Le Premier ministre a toujours raison car la démarche du gouvernement britannique est un manque de respect des droits humains. Comment le Royaume-Uni peut-il aller à l’encontre de ce que disent la Cour internationale de Justice, les Nations unies et la loi universelle des droits humains, tout en prétendant donner l’exemple dans d’autres pays ? L’histoire donne raison au chef du gouvernement. Le gouvernement britannique semble diviser pour mieux régner, et il n’y a aucune volonté réelle de trouver une solution.

À quand remontent les dernières discussions des négociations sur les Chagos entre le Royaume-Uni et Maurice ?

Les dernières discussions ont eu lieu en novembre dernier. Cependant, il semble y avoir des divisions au sein du gouvernement britannique, certaines parties étant contre le relogement des Chagossiens en dépit de plusieurs décisions internationales allant à l’encontre de cette position. En mai 2019, 116 pays contre six avaient condamné la démarche du gouvernement britannique lors d’une résolution.

Qui de Maurice ou du Royaume-Uni a mis un terme aux négociations ?

Il est clair que c’est le gouvernement britannique qui a mis un terme aux négociations. Maurice a toujours montré un sérieux dans le traitement de cette affaire.

Quid de l’espoir que caressaient des Chagossiens et leurs descendants de retourner vivre aux Chagos ou de travailler à la base militaire comme d’autres civils étrangers y sont autorisés, d’autant que des discussions avaient été engagées entre James Cleverly, le prédécesseur de David Cameron aux Affaires étrangères ?

Les Chagossiens sont très déçus par le comportement de ces soi-disant champions des droits humains. Nous n’avons pas la peau claire et les yeux bleus, mais nous sommes tous des êtres humains et nous avons droit à un traitement égal. L’Angleterre n’est pas notre pays. N’avons-nous pas le droit de retourner vivre là où nous sommes nés ?

Nous n’allons pas rester les bras croisés. Après consultations avec nos hommes de loi, nous envisageons de porter plainte à la Cour pénale internationale pour crime contre l’humanité. Comment pouvons-nous faire confiance à un gouvernement qui bafoue nos droits ?

Pourquoi des Britanniques brandissent aujourd’hui une loi votée en 2021 par le Parlement mauricien par rapport au nom des Chagos ?

Ils se trouvent aujourd’hui dans une position de faiblesse, et ils ont leur agenda, car pourquoi évoquer une loi qui date de plus de deux ans maintenant ? Une fois de plus, ils montrent leur malhonnêteté, et toutes les excuses sont bonnes.
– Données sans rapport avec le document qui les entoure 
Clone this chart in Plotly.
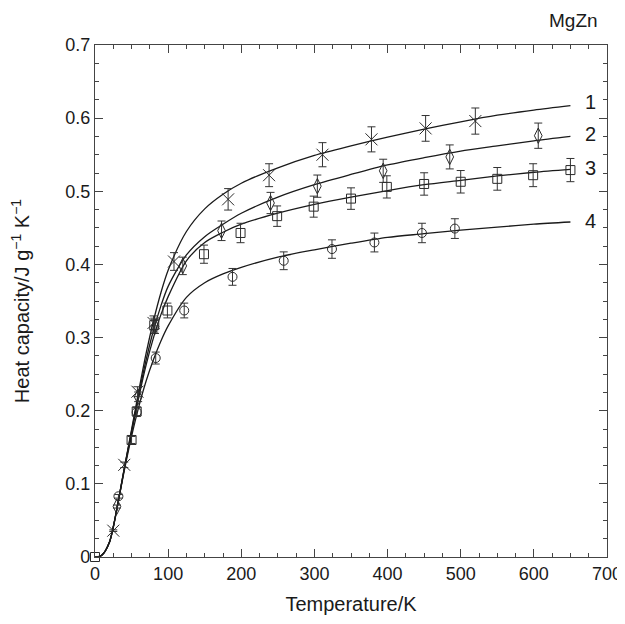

Je voudrais leur poser une question : si nous étions parmi leurs électeurs, est-ce qu’ils auraient continué à bafouer nos droits ? Les Britanniques démontrent une fois de plus un manque de respect envers la communauté Chagossienne.
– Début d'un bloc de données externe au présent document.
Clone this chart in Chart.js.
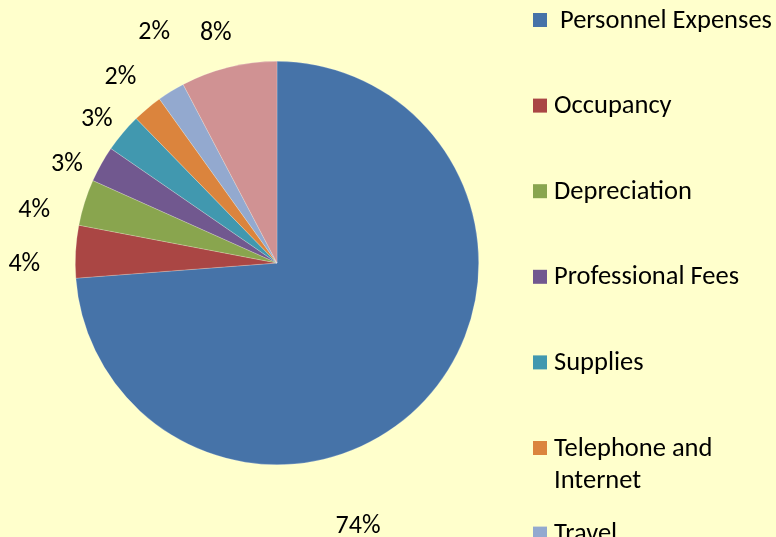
<!DOCTYPE html>
<html><head><meta charset="utf-8">
<script src="https://cdn.jsdelivr.net/npm/chart.js@4.4.1/dist/chart.umd.min.js"></script>
<style>html,body{margin:0;padding:0;background:#FFFFCC;overflow:hidden}#wrap{width:776px;height:537px}</style>
</head><body><div id="wrap"><canvas id="c" width="776" height="537"></canvas></div>
<script>
// ---- data ----
const categories = [' Personnel Expenses', 'Occupancy', 'Depreciation', 'Professional Fees', 'Supplies', 'Telephone and Internet', 'Travel', 'Other'];
const values = [73.8, 4.2, 3.7, 2.9, 3.1, 2.4, 2.2, 7.7];
const colors = ['#4673A8', '#AA4644', '#89A54E', '#71588F', '#4198AF', '#DB843D', '#93A9CF', '#D09293'];
// label placement tweaks (Excel "best fit" look): angle shift in degrees, gap beyond the rim in px
const labelAngleShift = [30, -3.3, -5, -3.9, -1.5, 0, 3.7, -1];
const labelGap = [73, 51, 47, 31, 29, 42, 60, 37];

const FONT = 'Carlito, Calibri, Lato, sans-serif';

const bgPlugin = {
  id: 'bg',
  beforeDraw(chart) {
    const ctx = chart.ctx;
    ctx.save();
    ctx.fillStyle = '#FFFFCC';
    ctx.fillRect(0, 0, chart.width, chart.height);
    ctx.restore();
  }
};

const sliceLabels = {
  id: 'sliceLabels',
  afterDatasetsDraw(chart) {
    const ctx = chart.ctx;
    const meta = chart.getDatasetMeta(0);
    const data = chart.data.datasets[0].data;
    const total = data.reduce((a, b) => a + b, 0);
    ctx.save();
    ctx.font = '26px ' + FONT;
    ctx.fillStyle = '#000';
    ctx.textAlign = 'center';
    ctx.textBaseline = 'middle';
    meta.data.forEach((arc, i) => {
      const p = arc.getProps(['x', 'y', 'startAngle', 'endAngle', 'outerRadius'], true);
      const a = (p.startAngle + p.endAngle) / 2 + labelAngleShift[i] * Math.PI / 180;
      const r = p.outerRadius + labelGap[i];
      ctx.fillText(Math.round(data[i] / total * 100) + '%', p.x + Math.cos(a) * r, p.y + Math.sin(a) * r + 1);
    });
    ctx.restore();
  }
};

function wrapText(ctx, text, maxW) {
  if (ctx.measureText(text).width <= maxW) return [text];
  const words = text.split(' ');
  const lines = [];
  let cur = '';
  words.forEach(w => {
    const t = cur === '' ? w : cur + ' ' + w;
    if (ctx.measureText(t).width > maxW && cur.trim() !== '') { lines.push(cur); cur = w; }
    else cur = t;
  });
  lines.push(cur);
  return lines;
}

const sideLegend = {
  id: 'sideLegend',
  afterDraw(chart) {
    const o = chart.options.plugins.sideLegend;
    const ctx = chart.ctx;
    const labels = chart.data.labels;
    const cols = chart.data.datasets[0].backgroundColor;
    ctx.save();
    ctx.font = o.fontSize + 'px ' + FONT;
    ctx.textBaseline = 'middle';
    ctx.textAlign = 'left';
    const tx = o.left + o.box + o.gap;
    labels.forEach((name, i) => {
      const cy = o.top + i * o.step;
      ctx.fillStyle = cols[i];
      ctx.fillRect(o.left, cy - o.box / 2, o.box, o.box);
      ctx.fillStyle = '#000';
      const lines = wrapText(ctx, name, chart.width - tx + 6);
      lines.forEach((ln, j) => ctx.fillText(ln, tx, cy + 1 + j * o.lineHeight));
    });
    ctx.restore();
  }
};

new Chart(document.getElementById('c'), {
  type: 'pie',
  data: {
    labels: categories,
    datasets: [{
      data: values,
      backgroundColor: colors,
      borderColor: 'rgba(255,255,255,0.35)',
      borderWidth: 0.6
    }]
  },
  options: {
    responsive: false,
    animation: false,
    devicePixelRatio: 1,
    layout: { padding: { left: 0, right: 222, top: 61, bottom: 72 } },
    plugins: {
      legend: { display: false },
      tooltip: { enabled: false },
      sideLegend: { left: 533, top: 20, step: 85.6, box: 14, gap: 7, fontSize: 26.5, lineHeight: 32.5 }
    }
  },
  plugins: [bgPlugin, sliceLabels, sideLegend]
});
</script>
</body></html>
Et la demande au Premier ministre Rishi Sunak de mettre un terme au financement britannique ?

Aucun Chagossien n’a reçu quoi que ce soit des Britanniques. Au contraire, il y a eu un gaspillage de fonds avec une étude de faisabilité indépendante du cabinet conseil international KPMG, commandée par le gouvernement britannique en 2014. Selon le rapport, légalement, rien n’empêche un relogement des Chagossiens dans leur archipel. En 2016, le gouvernement avait prévu 40 millions de livres sterling pour améliorer les conditions de vie des Chagossiens, mais jusqu’à aujourd’hui, nous n’avons rien reçu. Comment peut-on faire confiance à un tel gouvernement ?

Une loi adoptée en 2021 brandie maintenant…

En 2021, le Parlement mauricien a adopté une loi qui prévoit jusqu’à dix ans de prison à toute personne qualifiant les îles Chagos, de «britanniques». Presque trois ans après, dans un article publié par le «Daily Mail», le Think Tank Policy Exchange suggère que le Royaume-Uni suspende l’aide financière de 3,3 millions de livres sterling à Maurice en réponse à cette loi. Le nouveau secrétaire d’État aux Affaires étrangères, Lord Cameron, s’est aussi exprimé sur la nécessité de garantir la sécurité de la base militaire américaine à Diego Garcia avant tout transfert.

Aucun commentaire du «King Counsel» Philippe Sands

Nous avons aussi tenté d’obtenir la position du Professeur Philippe Sands, «King Counsel» et représentant juridique du gouvernement mauricien sur le dossier Chagos. Il nous a fait savoir, par le biais de son assistante personnelle, Karen Carter, qu’en tant que conseiller juridique de Maurice, il ne se trouve pas en mesure de commenter une affaire en cours.